** Begin Supplied data **
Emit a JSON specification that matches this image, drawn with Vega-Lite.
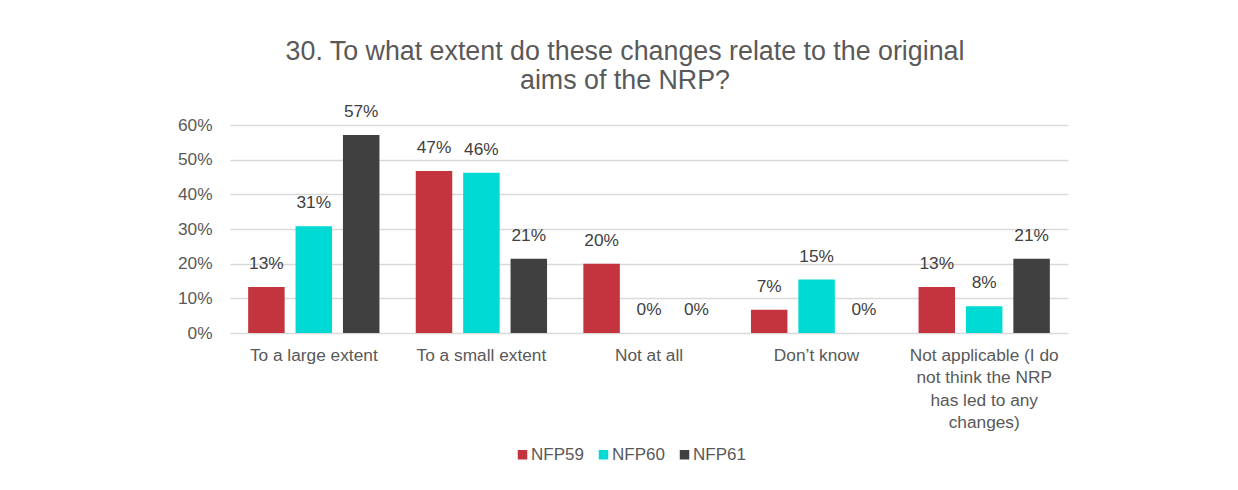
{
  "$schema": "https://vega.github.io/schema/vega-lite/v6.json",
  "width": 838,
  "height": 208,
  "autosize": {"type": "none"},
  "padding": {"left": 230, "top": 125, "right": 170, "bottom": 157},
  "background": "white",
  "title": {
    "text": ["30. To what extent do these changes relate to the original", "aims of the NRP?"],
    "anchor": "middle",
    "frame": "group",
    "dx": -24,
    "offset": 8,
    "fontSize": 26.8,
    "font": "Liberation Sans",
    "fontWeight": "normal",
    "color": "#595959",
    "lineHeight": 29
  },
  "config": {
    "font": "Liberation Sans",
    "view": {"stroke": null}
  },
  "data": {
    "values": [
      {"category": "To a large extent", "series": "NFP59", "value": 0.133},
      {"category": "To a large extent", "series": "NFP60", "value": 0.308},
      {"category": "To a large extent", "series": "NFP61", "value": 0.571},
      {"category": "To a small extent", "series": "NFP59", "value": 0.467},
      {"category": "To a small extent", "series": "NFP60", "value": 0.462},
      {"category": "To a small extent", "series": "NFP61", "value": 0.214},
      {"category": "Not at all", "series": "NFP59", "value": 0.2},
      {"category": "Not at all", "series": "NFP60", "value": 0},
      {"category": "Not at all", "series": "NFP61", "value": 0},
      {"category": "Don’t know", "series": "NFP59", "value": 0.067},
      {"category": "Don’t know", "series": "NFP60", "value": 0.154},
      {"category": "Don’t know", "series": "NFP61", "value": 0},
      {"category": "Not applicable (I do not think the NRP has led to any changes)", "series": "NFP59", "value": 0.133},
      {"category": "Not applicable (I do not think the NRP has led to any changes)", "series": "NFP60", "value": 0.077},
      {"category": "Not applicable (I do not think the NRP has led to any changes)", "series": "NFP61", "value": 0.214}
    ]
  },
  "encoding": {
    "x": {
      "field": "category",
      "type": "nominal",
      "sort": ["To a large extent", "To a small extent", "Not at all", "Don’t know", "Not applicable (I do not think the NRP has led to any changes)"],
      "scale": {"paddingInner": 0, "paddingOuter": 0},
      "axis": {
        "title": null,
        "labelAngle": 0,
        "domain": false,
        "ticks": false,
        "labelPadding": 13,
        "labelFontSize": 17.3,
        "labelColor": "#595959",
        "labelLineHeight": 22.5,
        "labelLimit": 300,
        "labelExpr": "datum.value == 'Not applicable (I do not think the NRP has led to any changes)' ? ['Not applicable (I do', 'not think the NRP', 'has led to any', 'changes)'] : datum.value"
      }
    },
    "xOffset": {
      "field": "series",
      "type": "nominal",
      "scale": {"paddingInner": 0.23, "paddingOuter": 0.383}
    },
    "y": {
      "field": "value",
      "type": "quantitative",
      "scale": {"domain": [0, 0.6], "nice": false},
      "axis": {
        "title": null,
        "format": ".0%",
        "values": [0, 0.1, 0.2, 0.3, 0.4, 0.5, 0.6],
        "domain": false,
        "ticks": false,
        "labelPadding": 18,
        "labelFontSize": 17.3,
        "labelColor": "#595959",
        "gridColor": "#D9D9D9",
        "gridWidth": 1.5
      }
    }
  },
  "layer": [
    {
      "mark": {"type": "bar"},
      "encoding": {
        "color": {
          "field": "series",
          "type": "nominal",
          "scale": {"domain": ["NFP59", "NFP60", "NFP61"], "range": ["#C3343F", "#00DAD5", "#404040"]},
          "legend": {
            "orient": "none",
            "legendX": 284,
            "legendY": 321,
            "padding": 0,
            "direction": "horizontal",
            "title": null,
            "symbolType": "square",
            "symbolSize": 90,
            "symbolStrokeWidth": 0,
            "labelFontSize": 17,
            "labelColor": "#595959",
            "labelOffset": 0,
            "columnPadding": 11
          }
        }
      }
    },
    {
      "mark": {"type": "text", "baseline": "alphabetic", "dy": -18, "fontSize": 17.3, "color": "#404040"},
      "encoding": {
        "text": {"field": "value", "type": "quantitative", "format": ".0%"}
      }
    }
  ]
}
** End Supplied data **
_What this task involves:_ Reproduce the full listing above verbatim, with no pictures included.

_Response:_
Emit a JSON specification that matches this image, drawn with Vega-Lite.
{
  "$schema": "https://vega.github.io/schema/vega-lite/v6.json",
  "width": 838,
  "height": 208,
  "autosize": {"type": "none"},
  "padding": {"left": 230, "top": 125, "right": 170, "bottom": 157},
  "background": "white",
  "title": {
    "text": ["30. To what extent do these changes relate to the original", "aims of the NRP?"],
    "anchor": "middle",
    "frame": "group",
    "dx": -24,
    "offset": 8,
    "fontSize": 26.8,
    "font": "Liberation Sans",
    "fontWeight": "normal",
    "color": "#595959",
    "lineHeight": 29
  },
  "config": {
    "font": "Liberation Sans",
    "view": {"stroke": null}
  },
  "data": {
    "values": [
      {"category": "To a large extent", "series": "NFP59", "value": 0.133},
      {"category": "To a large extent", "series": "NFP60", "value": 0.308},
      {"category": "To a large extent", "series": "NFP61", "value": 0.571},
      {"category": "To a small extent", "series": "NFP59", "value": 0.467},
      {"category": "To a small extent", "series": "NFP60", "value": 0.462},
      {"category": "To a small extent", "series": "NFP61", "value": 0.214},
      {"category": "Not at all", "series": "NFP59", "value": 0.2},
      {"category": "Not at all", "series": "NFP60", "value": 0},
      {"category": "Not at all", "series": "NFP61", "value": 0},
      {"category": "Don’t know", "series": "NFP59", "value": 0.067},
      {"category": "Don’t know", "series": "NFP60", "value": 0.154},
      {"category": "Don’t know", "series": "NFP61", "value": 0},
      {"category": "Not applicable (I do not think the NRP has led to any changes)", "series": "NFP59", "value": 0.133},
      {"category": "Not applicable (I do not think the NRP has led to any changes)", "series": "NFP60", "value": 0.077},
      {"category": "Not applicable (I do not think the NRP has led to any changes)", "series": "NFP61", "value": 0.214}
    ]
  },
  "encoding": {
    "x": {
      "field": "category",
      "type": "nominal",
      "sort": ["To a large extent", "To a small extent", "Not at all", "Don’t know", "Not applicable (I do not think the NRP has led to any changes)"],
      "scale": {"paddingInner": 0, "paddingOuter": 0},
      "axis": {
        "title": null,
        "labelAngle": 0,
        "domain": false,
        "ticks": false,
        "labelPadding": 13,
        "labelFontSize": 17.3,
        "labelColor": "#595959",
        "labelLineHeight": 22.5,
        "labelLimit": 300,
        "labelExpr": "datum.value == 'Not applicable (I do not think the NRP has led to any changes)' ? ['Not applicable (I do', 'not think the NRP', 'has led to any', 'changes)'] : datum.value"
      }
    },
    "xOffset": {
      "field": "series",
      "type": "nominal",
      "scale": {"paddingInner": 0.23, "paddingOuter": 0.383}
    },
    "y": {
      "field": "value",
      "type": "quantitative",
      "scale": {"domain": [0, 0.6], "nice": false},
      "axis": {
        "title": null,
        "format": ".0%",
        "values": [0, 0.1, 0.2, 0.3, 0.4, 0.5, 0.6],
        "domain": false,
        "ticks": false,
        "labelPadding": 18,
        "labelFontSize": 17.3,
        "labelColor": "#595959",
        "gridColor": "#D9D9D9",
        "gridWidth": 1.5
      }
    }
  },
  "layer": [
    {
      "mark": {"type": "bar"},
      "encoding": {
        "color": {
          "field": "series",
          "type": "nominal",
          "scale": {"domain": ["NFP59", "NFP60", "NFP61"], "range": ["#C3343F", "#00DAD5", "#404040"]},
          "legend": {
            "orient": "none",
            "legendX": 284,
            "legendY": 321,
            "padding": 0,
            "direction": "horizontal",
            "title": null,
            "symbolType": "square",
            "symbolSize": 90,
            "symbolStrokeWidth": 0,
            "labelFontSize": 17,
            "labelColor": "#595959",
            "labelOffset": 0,
            "columnPadding": 11
          }
        }
      }
    },
    {
      "mark": {"type": "text", "baseline": "alphabetic", "dy": -18, "fontSize": 17.3, "color": "#404040"},
      "encoding": {
        "text": {"field": "value", "type": "quantitative", "format": ".0%"}
      }
    }
  ]
}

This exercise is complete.